▶ [DATA SUPPLIED]
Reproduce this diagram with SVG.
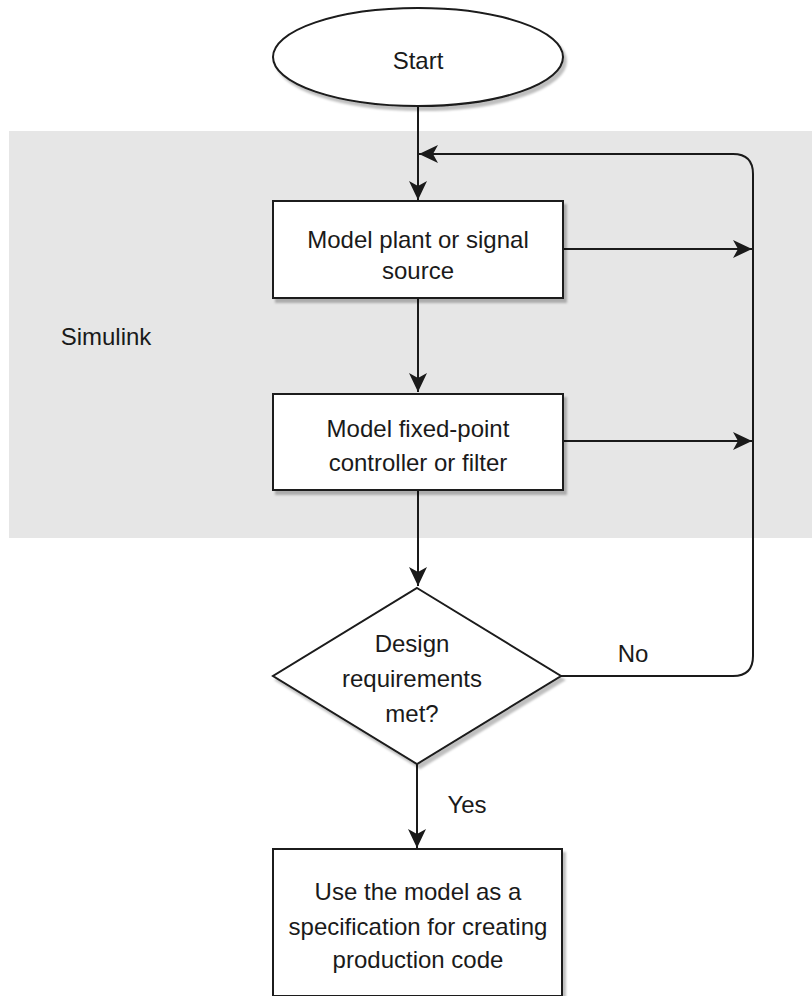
<svg xmlns="http://www.w3.org/2000/svg" width="812" height="996" viewBox="0 0 812 996">
<defs>
<style>
.node{fill:#ffffff;stroke:#1a1a1a;stroke-width:2;filter:url(#sh)}
.t{font-family:"Liberation Sans",Arial,sans-serif;font-size:24px;fill:#1a1a1a;text-anchor:middle}
.edge{fill:none;stroke:#1a1a1a;stroke-width:2}
</style>
<filter id="sh" x="-10%" y="-10%" width="130%" height="130%">
<feDropShadow dx="3" dy="4" stdDeviation="1" flood-color="#000" flood-opacity="0.25"/>
</filter>
<marker id="arr" markerWidth="22" markerHeight="22" refX="20" refY="11" orient="auto" markerUnits="userSpaceOnUse">
<path d="M20,11 L1,2 L6,11 L1,20 Z" fill="#1a1a1a"/>
</marker>
</defs>
<rect width="812" height="996" fill="#ffffff"/>
<g id="simulink">
<rect x="9" y="131" width="803" height="407" fill="#e6e6e6"/>
<text class="t" x="106" y="345">Simulink</text>
</g>
<g id="connectors">
<path class="edge" d="M418,106 V200" marker-end="url(#arr)"/>
<path class="edge" d="M418,298 V392" marker-end="url(#arr)"/>
<path class="edge" d="M418,490 V586" marker-end="url(#arr)"/>
<path class="edge" d="M417,764 V848" marker-end="url(#arr)"/>
<path class="edge" d="M563,249 H752" marker-end="url(#arr)"/>
<path class="edge" d="M563,441 H752" marker-end="url(#arr)"/>
<path class="edge" d="M561,676 H733 Q753,676 753,656 V174 Q753,154 733,154 H419" marker-end="url(#arr)"/>
<text class="t" x="633" y="662">No</text>
<text class="t" x="467" y="813">Yes</text>
</g>
<g id="start">
<ellipse class="node" cx="418" cy="57" rx="145" ry="49"/>
<text class="t" x="418" y="69">Start</text>
</g>
<g id="model-plant">
<rect class="node" x="273" y="201" width="290" height="97"/>
<text class="t" x="418" y="248">Model plant or signal</text>
<text class="t" x="418" y="279">source</text>
</g>
<g id="model-controller">
<rect class="node" x="273" y="394" width="290" height="96"/>
<text class="t" x="418" y="437">Model fixed-point</text>
<text class="t" x="418" y="471">controller or filter</text>
</g>
<g id="decision">
<polygon class="node" points="417,588 561,676 417,764 273,676"/>
<text class="t" x="412" y="652">Design</text>
<text class="t" x="412" y="687">requirements</text>
<text class="t" x="412" y="722">met?</text>
</g>
<g id="production">
<rect class="node" x="273" y="849" width="289" height="147"/>
<text class="t" x="418" y="900">Use the model as a</text>
<text class="t" x="418" y="935">specification for creating</text>
<text class="t" x="418" y="968">production code</text>
</g>
</svg>
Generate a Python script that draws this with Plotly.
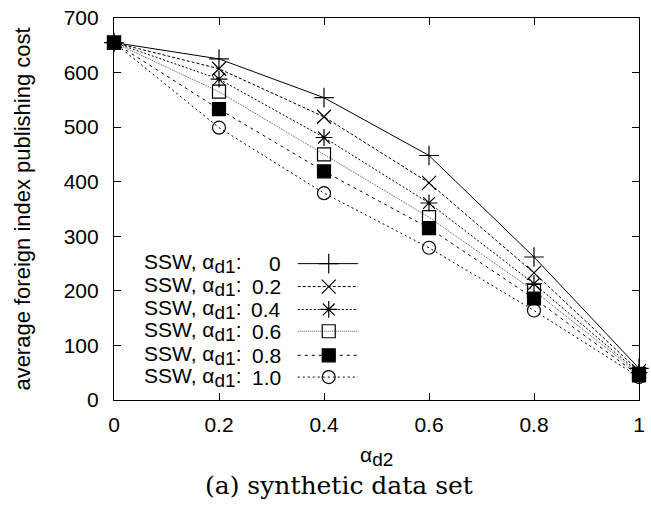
import plotly.graph_objects as go

x_vals = [0, 0.2, 0.4, 0.6, 0.8, 1.0]
alpha_labels = ["0", "0.2", "0.4", "0.6", "0.8", "1.0"]
s_00 = [655, 625, 554, 448, 262, 58]
s_02 = [655, 607, 519, 398, 233, 53]
s_04 = [655, 588, 481, 361, 213, 50]
s_06 = [655, 565, 450, 335, 200, 48]
s_08 = [655, 533, 419, 315, 186, 45]
s_10 = [655, 499, 379, 279, 164, 42]
series = [s_00, s_02, s_04, s_06, s_08, s_10]

symbols = ["cross-thin-open", "x-thin-open", "asterisk-open", "square-open", "square", "circle-open"]
sizes = [14, 14, 14, 13, 13, 13]
dashes = ["solid", "3px,2px", "2px,2px", "1px,1px", "3px,4px", "2px,3px"]
line_colors = ["black", "black", "black", "#555555", "black", "black"]

FONT = "Liberation Sans, Arial"
FS = 21

fig = go.Figure()
for i, ys in enumerate(series):
    fig.add_trace(go.Scatter(
        x=x_vals, y=ys, mode="lines+markers",
        line=dict(color=line_colors[i], width=1, dash=dashes[i]),
        marker=dict(symbol=symbols[i], size=sizes[i], color="black",
                    line=dict(color="black", width=1.2)),
        showlegend=False, cliponaxis=False,
    ))

# manual legend (text left, sample right), drawn on a hidden overlay axis
leg_rows = [0.357, 0.297, 0.237, 0.180, 0.117, 0.060]
for i, yy in enumerate(leg_rows):
    fig.add_trace(go.Scatter(
        x=[0.350, 0.465], y=[yy, yy], mode="lines",
        line=dict(color=line_colors[i], width=1, dash=dashes[i]),
        xaxis="x2", yaxis="y2", showlegend=False, hoverinfo="skip",
    ))
    fig.add_trace(go.Scatter(
        x=[0.409], y=[yy], mode="markers",
        marker=dict(symbol=symbols[i], size=sizes[i], color="black",
                    line=dict(color="black", width=1.2)),
        xaxis="x2", yaxis="y2", showlegend=False, hoverinfo="skip",
    ))
    fig.add_annotation(x=0.054, y=yy, xref="paper", yref="paper",
                       text="SSW, α<sub><span style='font-size:19px'>d1</span></sub>:",
                       showarrow=False, xanchor="left", yanchor="middle",
                       font=dict(family=FONT, size=FS, color="black"))
    fig.add_annotation(x=0.322, y=yy, xref="paper", yref="paper",
                       text=alpha_labels[i], showarrow=False,
                       xanchor="right", yanchor="middle",
                       font=dict(family=FONT, size=FS, color="black"))

fig.add_annotation(x=0.5, y=-0.148, xref="paper", yref="paper",
                   text="α<sub><span style='font-size:19px'>d2</span></sub>", showarrow=False,
                   xanchor="center", yanchor="middle",
                   font=dict(family=FONT, size=FS, color="black"))
fig.add_annotation(x=0.429, y=-0.225, xref="paper", yref="paper",
                   text="(a) synthetic data set", showarrow=False,
                   xanchor="center", yanchor="middle",
                   font=dict(family="DejaVu Serif, serif", size=25, color="black"))

axis_common = dict(showline=True, linecolor="black", linewidth=1.2, mirror="ticks",
                   ticks="inside", ticklen=7, tickcolor="black", tickwidth=1,
                   showgrid=False, zeroline=False,
                   tickfont=dict(family=FONT, size=FS, color="black"))

fig.update_layout(
    width=651, height=506,
    margin=dict(l=114, r=6, t=16, b=106),
    plot_bgcolor="white", paper_bgcolor="white",
    xaxis=dict(range=[0, 1], tickvals=[0, 0.2, 0.4, 0.6, 0.8, 1],
               ticktext=["0", "0.2", "0.4", "0.6", "0.8", "1"],
               ticklabelstandoff=6, **axis_common),
    yaxis=dict(range=[0, 700], tickvals=[0, 100, 200, 300, 400, 500, 600, 700],
               ticklabelstandoff=10,
               title=dict(text="average foreign index publishing cost",
                          font=dict(family=FONT, size=22, color="black"),
                          standoff=26),
               **axis_common),
    xaxis2=dict(overlaying="x", range=[0, 1], visible=False, anchor="y2"),
    yaxis2=dict(overlaying="y", range=[0, 1], visible=False, anchor="x2"),
)

fig.write_html("out.html")
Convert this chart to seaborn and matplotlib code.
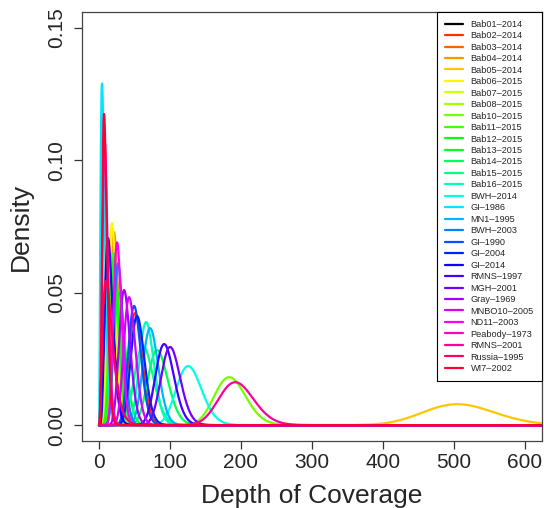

▶ [PROBLEM REQUIREMENTS]
Print the whole listing above once more, word for word, without its pictures.

▶ [SOLUTION TO THIS PROBLEM]
Reproduce this diagram with SVG.
<svg xmlns="http://www.w3.org/2000/svg" width="812" height="996" viewBox="0 0 812 996">
<defs>
<style>
.node{fill:#ffffff;stroke:#1a1a1a;stroke-width:2;filter:url(#sh)}
.t{font-family:"Liberation Sans",Arial,sans-serif;font-size:24px;fill:#1a1a1a;text-anchor:middle}
.edge{fill:none;stroke:#1a1a1a;stroke-width:2}
</style>
<filter id="sh" x="-10%" y="-10%" width="130%" height="130%">
<feDropShadow dx="3" dy="4" stdDeviation="1" flood-color="#000" flood-opacity="0.25"/>
</filter>
<marker id="arr" markerWidth="22" markerHeight="22" refX="20" refY="11" orient="auto" markerUnits="userSpaceOnUse">
<path d="M20,11 L1,2 L6,11 L1,20 Z" fill="#1a1a1a"/>
</marker>
</defs>
<rect width="812" height="996" fill="#ffffff"/>
<g id="simulink">
<rect x="9" y="131" width="803" height="407" fill="#e6e6e6"/>
<text class="t" x="106" y="345">Simulink</text>
</g>
<g id="connectors">
<path class="edge" d="M418,106 V200" marker-end="url(#arr)"/>
<path class="edge" d="M418,298 V392" marker-end="url(#arr)"/>
<path class="edge" d="M418,490 V586" marker-end="url(#arr)"/>
<path class="edge" d="M417,764 V848" marker-end="url(#arr)"/>
<path class="edge" d="M563,249 H752" marker-end="url(#arr)"/>
<path class="edge" d="M563,441 H752" marker-end="url(#arr)"/>
<path class="edge" d="M561,676 H733 Q753,676 753,656 V174 Q753,154 733,154 H419" marker-end="url(#arr)"/>
<text class="t" x="633" y="662">No</text>
<text class="t" x="467" y="813">Yes</text>
</g>
<g id="start">
<ellipse class="node" cx="418" cy="57" rx="145" ry="49"/>
<text class="t" x="418" y="69">Start</text>
</g>
<g id="model-plant">
<rect class="node" x="273" y="201" width="290" height="97"/>
<text class="t" x="418" y="248">Model plant or signal</text>
<text class="t" x="418" y="279">source</text>
</g>
<g id="model-controller">
<rect class="node" x="273" y="394" width="290" height="96"/>
<text class="t" x="418" y="437">Model fixed-point</text>
<text class="t" x="418" y="471">controller or filter</text>
</g>
<g id="decision">
<polygon class="node" points="417,588 561,676 417,764 273,676"/>
<text class="t" x="412" y="652">Design</text>
<text class="t" x="412" y="687">requirements</text>
<text class="t" x="412" y="722">met?</text>
</g>
<g id="production">
<rect class="node" x="273" y="849" width="289" height="147"/>
<text class="t" x="418" y="900">Use the model as a</text>
<text class="t" x="418" y="935">specification for creating</text>
<text class="t" x="418" y="968">production code</text>
</g>
</svg>
Generate a Python script that draws this with Plotly.
import plotly.graph_objects as go

x_vals = [0, 0.2, 0.4, 0.6, 0.8, 1.0]
alpha_labels = ["0", "0.2", "0.4", "0.6", "0.8", "1.0"]
s_00 = [655, 625, 554, 448, 262, 58]
s_02 = [655, 607, 519, 398, 233, 53]
s_04 = [655, 588, 481, 361, 213, 50]
s_06 = [655, 565, 450, 335, 200, 48]
s_08 = [655, 533, 419, 315, 186, 45]
s_10 = [655, 499, 379, 279, 164, 42]
series = [s_00, s_02, s_04, s_06, s_08, s_10]

symbols = ["cross-thin-open", "x-thin-open", "asterisk-open", "square-open", "square", "circle-open"]
sizes = [14, 14, 14, 13, 13, 13]
dashes = ["solid", "3px,2px", "2px,2px", "1px,1px", "3px,4px", "2px,3px"]
line_colors = ["black", "black", "black", "#555555", "black", "black"]

FONT = "Liberation Sans, Arial"
FS = 21

fig = go.Figure()
for i, ys in enumerate(series):
    fig.add_trace(go.Scatter(
        x=x_vals, y=ys, mode="lines+markers",
        line=dict(color=line_colors[i], width=1, dash=dashes[i]),
        marker=dict(symbol=symbols[i], size=sizes[i], color="black",
                    line=dict(color="black", width=1.2)),
        showlegend=False, cliponaxis=False,
    ))

# manual legend (text left, sample right), drawn on a hidden overlay axis
leg_rows = [0.357, 0.297, 0.237, 0.180, 0.117, 0.060]
for i, yy in enumerate(leg_rows):
    fig.add_trace(go.Scatter(
        x=[0.350, 0.465], y=[yy, yy], mode="lines",
        line=dict(color=line_colors[i], width=1, dash=dashes[i]),
        xaxis="x2", yaxis="y2", showlegend=False, hoverinfo="skip",
    ))
    fig.add_trace(go.Scatter(
        x=[0.409], y=[yy], mode="markers",
        marker=dict(symbol=symbols[i], size=sizes[i], color="black",
                    line=dict(color="black", width=1.2)),
        xaxis="x2", yaxis="y2", showlegend=False, hoverinfo="skip",
    ))
    fig.add_annotation(x=0.054, y=yy, xref="paper", yref="paper",
                       text="SSW, α<sub><span style='font-size:19px'>d1</span></sub>:",
                       showarrow=False, xanchor="left", yanchor="middle",
                       font=dict(family=FONT, size=FS, color="black"))
    fig.add_annotation(x=0.322, y=yy, xref="paper", yref="paper",
                       text=alpha_labels[i], showarrow=False,
                       xanchor="right", yanchor="middle",
                       font=dict(family=FONT, size=FS, color="black"))

fig.add_annotation(x=0.5, y=-0.148, xref="paper", yref="paper",
                   text="α<sub><span style='font-size:19px'>d2</span></sub>", showarrow=False,
                   xanchor="center", yanchor="middle",
                   font=dict(family=FONT, size=FS, color="black"))
fig.add_annotation(x=0.429, y=-0.225, xref="paper", yref="paper",
                   text="(a) synthetic data set", showarrow=False,
                   xanchor="center", yanchor="middle",
                   font=dict(family="DejaVu Serif, serif", size=25, color="black"))

axis_common = dict(showline=True, linecolor="black", linewidth=1.2, mirror="ticks",
                   ticks="inside", ticklen=7, tickcolor="black", tickwidth=1,
                   showgrid=False, zeroline=False,
                   tickfont=dict(family=FONT, size=FS, color="black"))

fig.update_layout(
    width=651, height=506,
    margin=dict(l=114, r=6, t=16, b=106),
    plot_bgcolor="white", paper_bgcolor="white",
    xaxis=dict(range=[0, 1], tickvals=[0, 0.2, 0.4, 0.6, 0.8, 1],
               ticktext=["0", "0.2", "0.4", "0.6", "0.8", "1"],
               ticklabelstandoff=6, **axis_common),
    yaxis=dict(range=[0, 700], tickvals=[0, 100, 200, 300, 400, 500, 600, 700],
               ticklabelstandoff=10,
               title=dict(text="average foreign index publishing cost",
                          font=dict(family=FONT, size=22, color="black"),
                          standoff=26),
               **axis_common),
    xaxis2=dict(overlaying="x", range=[0, 1], visible=False, anchor="y2"),
    yaxis2=dict(overlaying="y", range=[0, 1], visible=False, anchor="x2"),
)

fig.write_html("out.html")
Convert this chart to seaborn and matplotlib code.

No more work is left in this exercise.